While I make no attempt to conjure up specific feelings in the viewer, the ambiguous juxtapositioning of familiar materials creates art that evokes half-forgotten, dream-like visions that beg to be interpreted by the viewer. There is a sense of deja vu (the already seen) tempered by a sense of jamais vu ( the never seen, or the illusion that the familiar does not seem familiar), and this contradiction asks the viewer to dig deeply, to look inside her own repository of wisdom, intuition and experience to find her own meaning in the familiar objects she sees.
The once-private discards of people's material lives that I collect for my art seem to carry universal memories with them, memories that can engage and mystify the viewer. Their beauty lies within the rust, the erosion, the wear, and the mere fact that they were once possessions.
I play with abandon and with no forethought. Each piece of detritus seems to suggest to me a relationship with some other piece, and I begin to put them together and wait for the mental "buzz" that lets me know I am proceeding as I should. Even at this point, I continue to remain in the play state and will not allow myself to direct the outcome of the piece, a process that requires complete trust. The outcome often mystifies me as much as it might any viewer.
Remember when, as a child, whatever was in reach became the instrument of your creative exploration? That is my life. A rusty, flattened piece of metal on the street, a gnawed bone by the roadside, a unique twisted branch from a tree, a fallen nest, a broken egg, a snake's skin, a dead butterfly...all will be added to my collection and eventually have their beauty honored in one of my pieces. The resulting art creates a new story with its own imagined history, one that invites the viewers to lay some claim on it by allowing themselves to be enveloped by the sight, the history, and the ambiguity of the realities before them.

Saturday, July 11, 2009

Dumpster diving



July continues to be a month of construction dust and noise, and so I find myself leaning more and more towards getting back in the studio, which, in turn, leads to the urge to find new goodies. Yesterday a garage sale yielded lots of lovely cigar boxes, some wood, some paper-covered wood, which will be fun to use myself or in my classes in September and October. But my favorite find there was a big bag of old croquet balls....yum!

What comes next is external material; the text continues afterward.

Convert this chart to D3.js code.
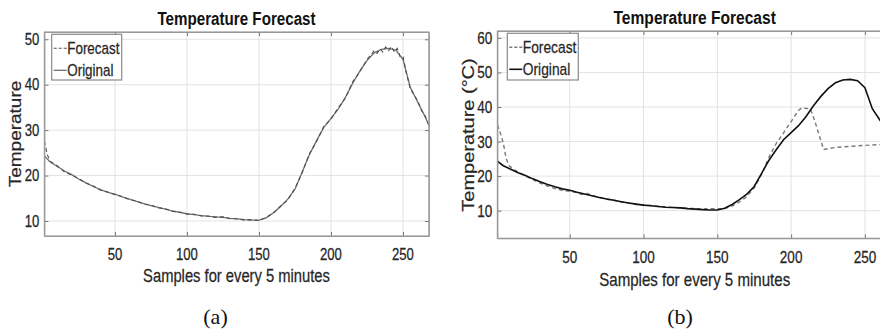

Besides teaching 3 workshops at Art and Soul this fall (2 sessions of Transfers and Transparencies and one of Dumpster Diving Assemblage, I'll be teaching at my favorite-ever retreat center, Menucha, in the Columbia River gorge. That workshop will be with a group of high school art students which was organized by their wonderful teacher, Amy, who often brings her students out for our anagama kiln firings. I can't wait. Fall at Menucha is such a treat in its own right, but being able to teach there and be with young people...well, perfect.

Since being with Nils, I've spent more and more time around college and high school aged students (because of his college teaching and because of high schoolers coming out for the firings), and I must say, the ones I've come in contact with are so much fun! They are lively, friendly, hard-working, creative, eager to learn, helpful and courteous. Great kids all...

Banana bread is in the oven on this overcast, high 60's day, the hummers are feeding, and soon I'll start cleaning the garage (because of a too-long-to-tell and too-hard-to-explain reason related to the upgrades on the house). It will be lovely when all this work is done and everything put back where it is supposed to be.